◆ Dataset section:
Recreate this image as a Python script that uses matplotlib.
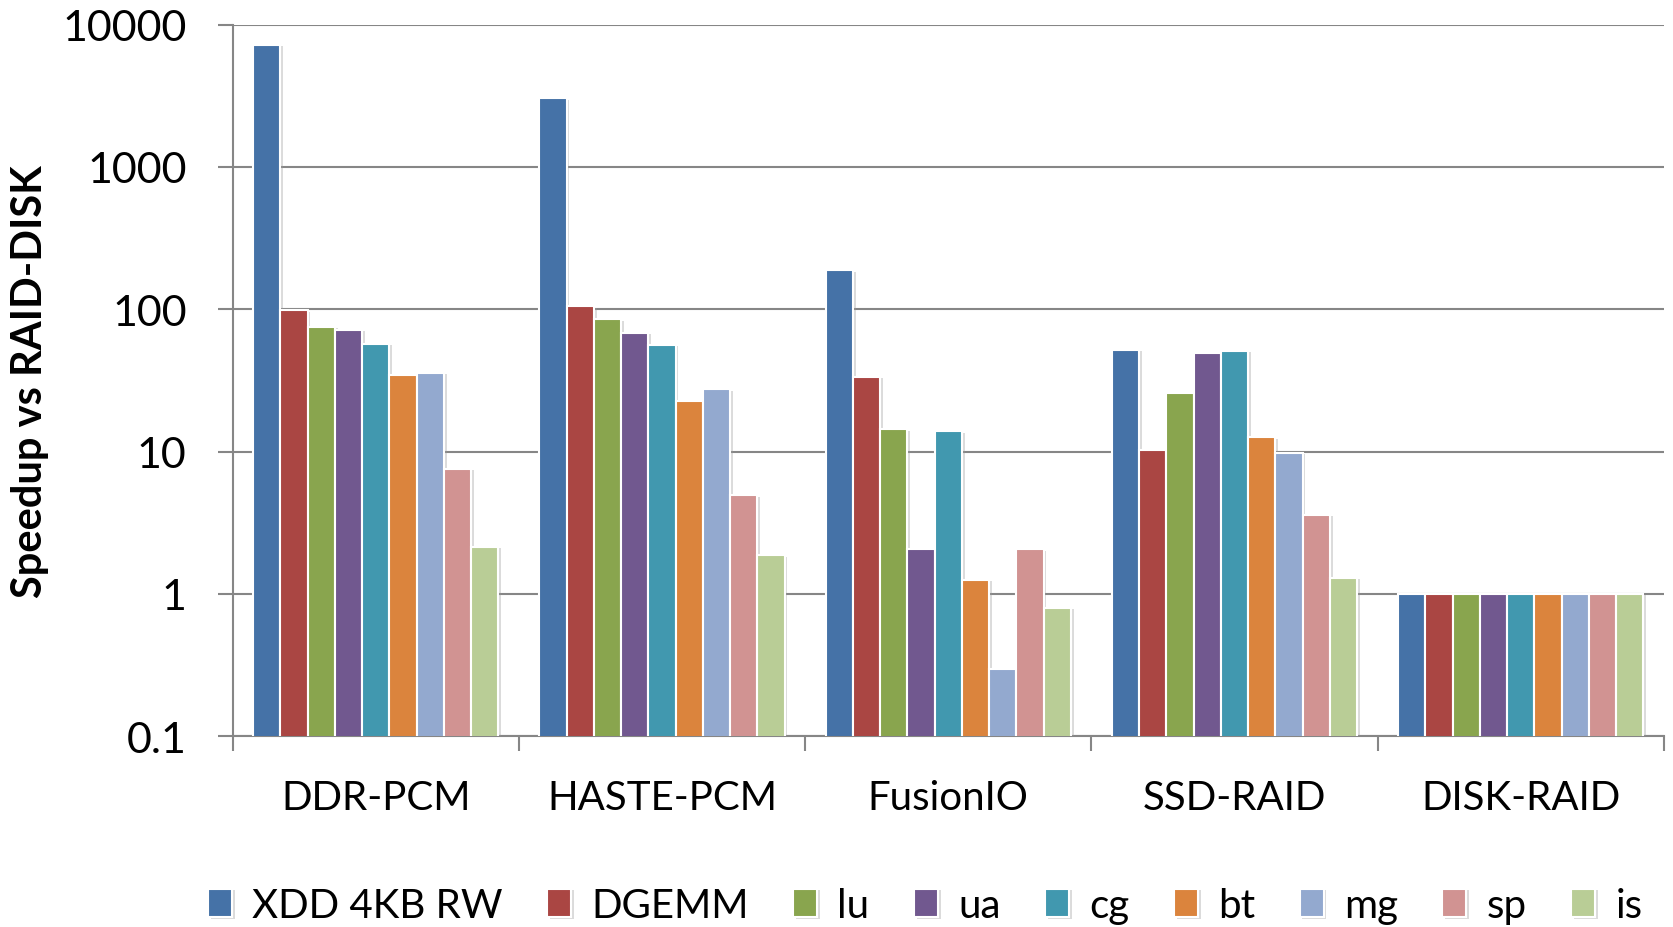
import matplotlib
matplotlib.use("Agg")
import matplotlib.pyplot as plt
import matplotlib.patheffects as pe
import numpy as np

# speedup vs RAID-DISK
systems = ["DDR-PCM", "HASTE-PCM", "FusionIO", "SSD-RAID", "DISK-RAID"]
benchmarks = ["XDD 4KB RW", "DGEMM", "lu", "ua", "cg", "bt", "mg", "sp", "is"]
xdd   = [7200, 3040, 188, 51.8, 1]
dgemm = [98, 105, 33.4, 10.3, 1]
lu    = [75, 85, 14.3, 25.8, 1]
ua    = [72, 68.2, 2.06, 49.6, 1]
cg    = [57.4, 56.5, 13.9, 50.9, 1]
bt    = [34.7, 22.7, 1.26, 12.6, 1]
mg    = [35.8, 27.4, 0.296, 9.8, 1]
sp    = [7.57, 4.92, 2.06, 3.58, 1]
is_   = [2.14, 1.87, 0.797, 1.30, 1]
series = [xdd, dgemm, lu, ua, cg, bt, mg, sp, is_]

colors = ["#4572A7", "#AA4643", "#89A54E", "#71588F", "#4198AF",
          "#DB843D", "#93A9CF", "#D19392", "#B9CD96"]

plt.rcParams['font.family'] = ['Lato', 'DejaVu Sans']

fig = plt.figure(figsize=(16.73, 9.28), dpi=100)
ax = fig.add_axes([0.139, 0.2055, 0.8556, 0.767])

x = np.arange(len(systems))
w = 0.857 / len(benchmarks)
shadow = [pe.SimplePatchShadow(offset=(2, -1), shadow_rgbFace='#999999', alpha=0.35), pe.Normal()]
for i, (name, vals) in enumerate(zip(benchmarks, series)):
    pos = x - 0.857 / 2 + w * (i + 0.5)
    ax.bar(pos, vals, width=w, color=colors[i], edgecolor='white', linewidth=1.5,
           label=name, zorder=3, path_effects=shadow)

ax.set_yscale('log')
ax.set_ylim(0.1, 10000)
ax.set_xlim(-0.5, len(systems) - 0.5)
yt = [0.1, 1, 10, 100, 1000, 10000]
ax.set_yticks(yt)
ax.set_yticklabels(["0.1", "1", "10", "100", "1000", "10000"], fontsize=31)
ax.yaxis.set_minor_locator(matplotlib.ticker.NullLocator())
ax.tick_params(axis='y', direction='out', length=11, width=1.5, color='#868686', pad=22)
ax.grid(axis='y', color='#868686', linewidth=1.5, zorder=0)

ax.set_xticks(x)
ax.set_xticklabels(systems, fontsize=29)
ax.set_xticks(np.arange(len(systems) + 1) - 0.5, minor=True)
ax.tick_params(axis='x', which='major', length=0, pad=31)
ax.tick_params(axis='x', which='minor', direction='out', length=11, width=1.5, color='#868686')

for s in ['top', 'right']:
    ax.spines[s].set_visible(False)
for s in ['left', 'bottom']:
    ax.spines[s].set_color('#868686')
    ax.spines[s].set_linewidth(1.5)

ax.set_ylabel("Speedup vs RAID-DISK", fontsize=30, fontweight='bold')
ax.yaxis.set_label_coords(-0.128, 0.5)

leg = fig.legend(loc='center', bbox_to_anchor=(0.553, 0.023), ncol=9, fontsize=29,
                 frameon=False, handlelength=0.6, handleheight=0.7, handletextpad=0.5,
                 columnspacing=1.1)

fig.savefig("out.png", dpi=100)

◆ Problem details: From the first line above through the line containing "ax.grid(axis='y', color='#868686', linewidth=1.5, zorder=0)", copy everything exactly, without the pictures.

◆ Answer to the exercise:
Recreate this image as a Python script that uses matplotlib.
import matplotlib
matplotlib.use("Agg")
import matplotlib.pyplot as plt
import matplotlib.patheffects as pe
import numpy as np

# speedup vs RAID-DISK
systems = ["DDR-PCM", "HASTE-PCM", "FusionIO", "SSD-RAID", "DISK-RAID"]
benchmarks = ["XDD 4KB RW", "DGEMM", "lu", "ua", "cg", "bt", "mg", "sp", "is"]
xdd   = [7200, 3040, 188, 51.8, 1]
dgemm = [98, 105, 33.4, 10.3, 1]
lu    = [75, 85, 14.3, 25.8, 1]
ua    = [72, 68.2, 2.06, 49.6, 1]
cg    = [57.4, 56.5, 13.9, 50.9, 1]
bt    = [34.7, 22.7, 1.26, 12.6, 1]
mg    = [35.8, 27.4, 0.296, 9.8, 1]
sp    = [7.57, 4.92, 2.06, 3.58, 1]
is_   = [2.14, 1.87, 0.797, 1.30, 1]
series = [xdd, dgemm, lu, ua, cg, bt, mg, sp, is_]

colors = ["#4572A7", "#AA4643", "#89A54E", "#71588F", "#4198AF",
          "#DB843D", "#93A9CF", "#D19392", "#B9CD96"]

plt.rcParams['font.family'] = ['Lato', 'DejaVu Sans']

fig = plt.figure(figsize=(16.73, 9.28), dpi=100)
ax = fig.add_axes([0.139, 0.2055, 0.8556, 0.767])

x = np.arange(len(systems))
w = 0.857 / len(benchmarks)
shadow = [pe.SimplePatchShadow(offset=(2, -1), shadow_rgbFace='#999999', alpha=0.35), pe.Normal()]
for i, (name, vals) in enumerate(zip(benchmarks, series)):
    pos = x - 0.857 / 2 + w * (i + 0.5)
    ax.bar(pos, vals, width=w, color=colors[i], edgecolor='white', linewidth=1.5,
           label=name, zorder=3, path_effects=shadow)

ax.set_yscale('log')
ax.set_ylim(0.1, 10000)
ax.set_xlim(-0.5, len(systems) - 0.5)
yt = [0.1, 1, 10, 100, 1000, 10000]
ax.set_yticks(yt)
ax.set_yticklabels(["0.1", "1", "10", "100", "1000", "10000"], fontsize=31)
ax.yaxis.set_minor_locator(matplotlib.ticker.NullLocator())
ax.tick_params(axis='y', direction='out', length=11, width=1.5, color='#868686', pad=22)
ax.grid(axis='y', color='#868686', linewidth=1.5, zorder=0)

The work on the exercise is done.